■ **Stated goal**: Exactly reproduce the entries, dropping any pictures from your copy.

■ **Data rows**:
###

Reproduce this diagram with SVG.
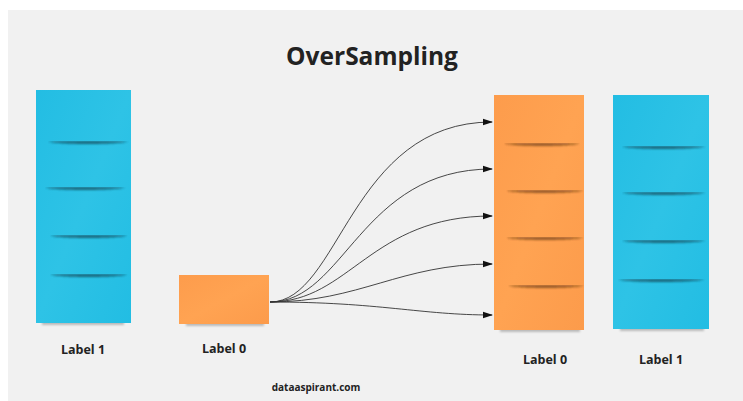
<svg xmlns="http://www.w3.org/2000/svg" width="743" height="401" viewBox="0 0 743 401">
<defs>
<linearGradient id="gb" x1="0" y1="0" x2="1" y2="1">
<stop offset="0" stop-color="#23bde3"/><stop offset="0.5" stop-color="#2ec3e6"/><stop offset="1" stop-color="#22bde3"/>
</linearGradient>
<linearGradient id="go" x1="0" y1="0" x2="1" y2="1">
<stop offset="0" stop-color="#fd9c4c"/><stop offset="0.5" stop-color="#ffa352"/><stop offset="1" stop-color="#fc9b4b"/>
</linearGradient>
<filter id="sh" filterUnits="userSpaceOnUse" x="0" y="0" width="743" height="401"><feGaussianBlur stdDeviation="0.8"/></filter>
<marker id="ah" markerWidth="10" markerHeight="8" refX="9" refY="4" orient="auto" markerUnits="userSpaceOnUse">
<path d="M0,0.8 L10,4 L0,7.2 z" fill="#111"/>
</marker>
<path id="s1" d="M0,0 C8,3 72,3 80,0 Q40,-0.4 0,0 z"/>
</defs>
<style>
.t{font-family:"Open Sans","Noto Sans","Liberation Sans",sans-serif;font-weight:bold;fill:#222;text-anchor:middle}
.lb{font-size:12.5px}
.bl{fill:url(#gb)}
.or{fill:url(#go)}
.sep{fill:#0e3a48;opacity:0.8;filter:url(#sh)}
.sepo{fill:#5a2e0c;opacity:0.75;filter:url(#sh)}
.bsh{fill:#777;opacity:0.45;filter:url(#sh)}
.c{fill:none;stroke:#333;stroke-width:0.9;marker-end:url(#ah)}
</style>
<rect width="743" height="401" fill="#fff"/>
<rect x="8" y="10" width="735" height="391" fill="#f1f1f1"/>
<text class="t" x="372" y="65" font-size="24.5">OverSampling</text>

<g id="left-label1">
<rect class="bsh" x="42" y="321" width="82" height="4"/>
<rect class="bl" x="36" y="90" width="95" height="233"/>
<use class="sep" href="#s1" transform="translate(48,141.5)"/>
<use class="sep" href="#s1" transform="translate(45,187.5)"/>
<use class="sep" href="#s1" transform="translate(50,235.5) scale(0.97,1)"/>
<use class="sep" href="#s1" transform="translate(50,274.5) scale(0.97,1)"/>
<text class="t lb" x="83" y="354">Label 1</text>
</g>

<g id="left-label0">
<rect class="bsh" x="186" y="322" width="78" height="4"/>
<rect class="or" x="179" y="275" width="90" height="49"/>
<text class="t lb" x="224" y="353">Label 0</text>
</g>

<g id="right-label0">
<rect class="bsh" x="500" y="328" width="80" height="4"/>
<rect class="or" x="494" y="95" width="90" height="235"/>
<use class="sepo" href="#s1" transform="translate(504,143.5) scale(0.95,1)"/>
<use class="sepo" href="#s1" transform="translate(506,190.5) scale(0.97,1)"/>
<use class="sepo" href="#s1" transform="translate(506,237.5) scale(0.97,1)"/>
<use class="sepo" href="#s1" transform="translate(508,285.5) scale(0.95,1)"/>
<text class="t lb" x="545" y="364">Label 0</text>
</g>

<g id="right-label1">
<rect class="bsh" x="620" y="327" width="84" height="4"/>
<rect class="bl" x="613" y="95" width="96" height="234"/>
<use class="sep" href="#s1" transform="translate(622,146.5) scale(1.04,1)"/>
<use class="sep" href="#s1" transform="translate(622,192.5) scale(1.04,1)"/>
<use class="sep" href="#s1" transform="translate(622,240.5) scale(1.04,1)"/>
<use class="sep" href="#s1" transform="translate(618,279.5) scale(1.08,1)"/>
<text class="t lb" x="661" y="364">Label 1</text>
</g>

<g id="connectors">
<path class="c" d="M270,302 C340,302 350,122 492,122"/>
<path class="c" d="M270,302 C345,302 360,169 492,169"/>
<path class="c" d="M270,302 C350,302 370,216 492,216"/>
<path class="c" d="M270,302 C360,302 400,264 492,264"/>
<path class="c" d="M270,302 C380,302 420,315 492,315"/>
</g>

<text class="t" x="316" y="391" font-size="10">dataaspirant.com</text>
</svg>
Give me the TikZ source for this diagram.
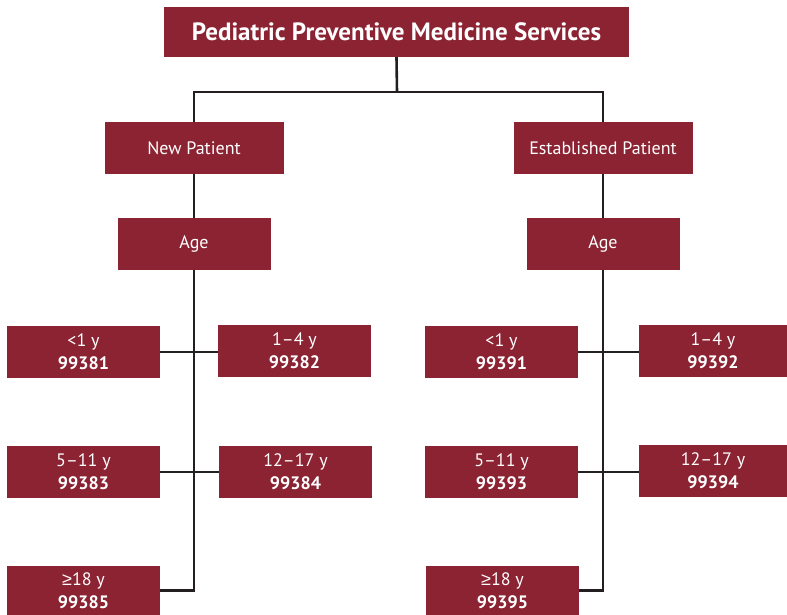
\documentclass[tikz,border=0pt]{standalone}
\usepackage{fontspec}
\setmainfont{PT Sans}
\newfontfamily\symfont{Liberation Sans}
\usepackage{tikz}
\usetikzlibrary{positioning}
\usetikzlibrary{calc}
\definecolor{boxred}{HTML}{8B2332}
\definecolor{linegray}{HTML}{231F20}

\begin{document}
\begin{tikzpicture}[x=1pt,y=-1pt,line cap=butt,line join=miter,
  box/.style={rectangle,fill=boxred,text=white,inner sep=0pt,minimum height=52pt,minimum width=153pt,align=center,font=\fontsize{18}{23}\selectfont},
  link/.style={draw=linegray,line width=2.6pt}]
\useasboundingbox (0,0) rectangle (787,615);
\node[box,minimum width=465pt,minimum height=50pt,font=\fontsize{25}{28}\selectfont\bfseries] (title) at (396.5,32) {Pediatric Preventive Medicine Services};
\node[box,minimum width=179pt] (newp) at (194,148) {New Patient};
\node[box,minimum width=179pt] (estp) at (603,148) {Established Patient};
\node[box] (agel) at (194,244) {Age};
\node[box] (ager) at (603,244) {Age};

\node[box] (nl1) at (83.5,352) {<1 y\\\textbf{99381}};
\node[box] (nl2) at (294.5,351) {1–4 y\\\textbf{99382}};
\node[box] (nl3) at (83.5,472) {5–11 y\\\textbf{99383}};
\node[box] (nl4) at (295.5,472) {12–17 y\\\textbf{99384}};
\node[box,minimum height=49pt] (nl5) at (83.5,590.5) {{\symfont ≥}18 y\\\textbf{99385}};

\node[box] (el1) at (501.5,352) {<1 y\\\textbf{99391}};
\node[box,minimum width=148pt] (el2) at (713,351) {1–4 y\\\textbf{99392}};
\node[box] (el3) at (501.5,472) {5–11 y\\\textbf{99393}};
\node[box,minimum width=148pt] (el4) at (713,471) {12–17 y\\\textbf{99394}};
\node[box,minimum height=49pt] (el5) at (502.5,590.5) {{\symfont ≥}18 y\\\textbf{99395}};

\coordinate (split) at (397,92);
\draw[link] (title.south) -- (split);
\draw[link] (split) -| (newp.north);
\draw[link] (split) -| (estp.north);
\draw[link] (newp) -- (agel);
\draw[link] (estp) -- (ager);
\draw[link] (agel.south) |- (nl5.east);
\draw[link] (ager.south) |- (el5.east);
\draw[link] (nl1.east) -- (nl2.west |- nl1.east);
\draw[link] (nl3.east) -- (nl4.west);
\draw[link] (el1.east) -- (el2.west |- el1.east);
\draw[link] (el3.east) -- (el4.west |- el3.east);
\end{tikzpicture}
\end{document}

###

■ **Result for this exercise**:
Reproduce this diagram with SVG.
<svg xmlns="http://www.w3.org/2000/svg" width="743" height="401" viewBox="0 0 743 401">
<defs>
<linearGradient id="gb" x1="0" y1="0" x2="1" y2="1">
<stop offset="0" stop-color="#23bde3"/><stop offset="0.5" stop-color="#2ec3e6"/><stop offset="1" stop-color="#22bde3"/>
</linearGradient>
<linearGradient id="go" x1="0" y1="0" x2="1" y2="1">
<stop offset="0" stop-color="#fd9c4c"/><stop offset="0.5" stop-color="#ffa352"/><stop offset="1" stop-color="#fc9b4b"/>
</linearGradient>
<filter id="sh" filterUnits="userSpaceOnUse" x="0" y="0" width="743" height="401"><feGaussianBlur stdDeviation="0.8"/></filter>
<marker id="ah" markerWidth="10" markerHeight="8" refX="9" refY="4" orient="auto" markerUnits="userSpaceOnUse">
<path d="M0,0.8 L10,4 L0,7.2 z" fill="#111"/>
</marker>
<path id="s1" d="M0,0 C8,3 72,3 80,0 Q40,-0.4 0,0 z"/>
</defs>
<style>
.t{font-family:"Open Sans","Noto Sans","Liberation Sans",sans-serif;font-weight:bold;fill:#222;text-anchor:middle}
.lb{font-size:12.5px}
.bl{fill:url(#gb)}
.or{fill:url(#go)}
.sep{fill:#0e3a48;opacity:0.8;filter:url(#sh)}
.sepo{fill:#5a2e0c;opacity:0.75;filter:url(#sh)}
.bsh{fill:#777;opacity:0.45;filter:url(#sh)}
.c{fill:none;stroke:#333;stroke-width:0.9;marker-end:url(#ah)}
</style>
<rect width="743" height="401" fill="#fff"/>
<rect x="8" y="10" width="735" height="391" fill="#f1f1f1"/>
<text class="t" x="372" y="65" font-size="24.5">OverSampling</text>

<g id="left-label1">
<rect class="bsh" x="42" y="321" width="82" height="4"/>
<rect class="bl" x="36" y="90" width="95" height="233"/>
<use class="sep" href="#s1" transform="translate(48,141.5)"/>
<use class="sep" href="#s1" transform="translate(45,187.5)"/>
<use class="sep" href="#s1" transform="translate(50,235.5) scale(0.97,1)"/>
<use class="sep" href="#s1" transform="translate(50,274.5) scale(0.97,1)"/>
<text class="t lb" x="83" y="354">Label 1</text>
</g>

<g id="left-label0">
<rect class="bsh" x="186" y="322" width="78" height="4"/>
<rect class="or" x="179" y="275" width="90" height="49"/>
<text class="t lb" x="224" y="353">Label 0</text>
</g>

<g id="right-label0">
<rect class="bsh" x="500" y="328" width="80" height="4"/>
<rect class="or" x="494" y="95" width="90" height="235"/>
<use class="sepo" href="#s1" transform="translate(504,143.5) scale(0.95,1)"/>
<use class="sepo" href="#s1" transform="translate(506,190.5) scale(0.97,1)"/>
<use class="sepo" href="#s1" transform="translate(506,237.5) scale(0.97,1)"/>
<use class="sepo" href="#s1" transform="translate(508,285.5) scale(0.95,1)"/>
<text class="t lb" x="545" y="364">Label 0</text>
</g>

<g id="right-label1">
<rect class="bsh" x="620" y="327" width="84" height="4"/>
<rect class="bl" x="613" y="95" width="96" height="234"/>
<use class="sep" href="#s1" transform="translate(622,146.5) scale(1.04,1)"/>
<use class="sep" href="#s1" transform="translate(622,192.5) scale(1.04,1)"/>
<use class="sep" href="#s1" transform="translate(622,240.5) scale(1.04,1)"/>
<use class="sep" href="#s1" transform="translate(618,279.5) scale(1.08,1)"/>
<text class="t lb" x="661" y="364">Label 1</text>
</g>

<g id="connectors">
<path class="c" d="M270,302 C340,302 350,122 492,122"/>
<path class="c" d="M270,302 C345,302 360,169 492,169"/>
<path class="c" d="M270,302 C350,302 370,216 492,216"/>
<path class="c" d="M270,302 C360,302 400,264 492,264"/>
<path class="c" d="M270,302 C380,302 420,315 492,315"/>
</g>

<text class="t" x="316" y="391" font-size="10">dataaspirant.com</text>
</svg>
Give me the TikZ source for this diagram.
\documentclass[tikz,border=0pt]{standalone}
\usepackage{fontspec}
\setmainfont{PT Sans}
\newfontfamily\symfont{Liberation Sans}
\usepackage{tikz}
\usetikzlibrary{positioning}
\usetikzlibrary{calc}
\definecolor{boxred}{HTML}{8B2332}
\definecolor{linegray}{HTML}{231F20}

\begin{document}
\begin{tikzpicture}[x=1pt,y=-1pt,line cap=butt,line join=miter,
  box/.style={rectangle,fill=boxred,text=white,inner sep=0pt,minimum height=52pt,minimum width=153pt,align=center,font=\fontsize{18}{23}\selectfont},
  link/.style={draw=linegray,line width=2.6pt}]
\useasboundingbox (0,0) rectangle (787,615);
\node[box,minimum width=465pt,minimum height=50pt,font=\fontsize{25}{28}\selectfont\bfseries] (title) at (396.5,32) {Pediatric Preventive Medicine Services};
\node[box,minimum width=179pt] (newp) at (194,148) {New Patient};
\node[box,minimum width=179pt] (estp) at (603,148) {Established Patient};
\node[box] (agel) at (194,244) {Age};
\node[box] (ager) at (603,244) {Age};

\node[box] (nl1) at (83.5,352) {<1 y\\\textbf{99381}};
\node[box] (nl2) at (294.5,351) {1–4 y\\\textbf{99382}};
\node[box] (nl3) at (83.5,472) {5–11 y\\\textbf{99383}};
\node[box] (nl4) at (295.5,472) {12–17 y\\\textbf{99384}};
\node[box,minimum height=49pt] (nl5) at (83.5,590.5) {{\symfont ≥}18 y\\\textbf{99385}};

\node[box] (el1) at (501.5,352) {<1 y\\\textbf{99391}};
\node[box,minimum width=148pt] (el2) at (713,351) {1–4 y\\\textbf{99392}};
\node[box] (el3) at (501.5,472) {5–11 y\\\textbf{99393}};
\node[box,minimum width=148pt] (el4) at (713,471) {12–17 y\\\textbf{99394}};
\node[box,minimum height=49pt] (el5) at (502.5,590.5) {{\symfont ≥}18 y\\\textbf{99395}};

\coordinate (split) at (397,92);
\draw[link] (title.south) -- (split);
\draw[link] (split) -| (newp.north);
\draw[link] (split) -| (estp.north);
\draw[link] (newp) -- (agel);
\draw[link] (estp) -- (ager);
\draw[link] (agel.south) |- (nl5.east);
\draw[link] (ager.south) |- (el5.east);
\draw[link] (nl1.east) -- (nl2.west |- nl1.east);
\draw[link] (nl3.east) -- (nl4.west);
\draw[link] (el1.east) -- (el2.west |- el1.east);
\draw[link] (el3.east) -- (el4.west |- el3.east);
\end{tikzpicture}
\end{document}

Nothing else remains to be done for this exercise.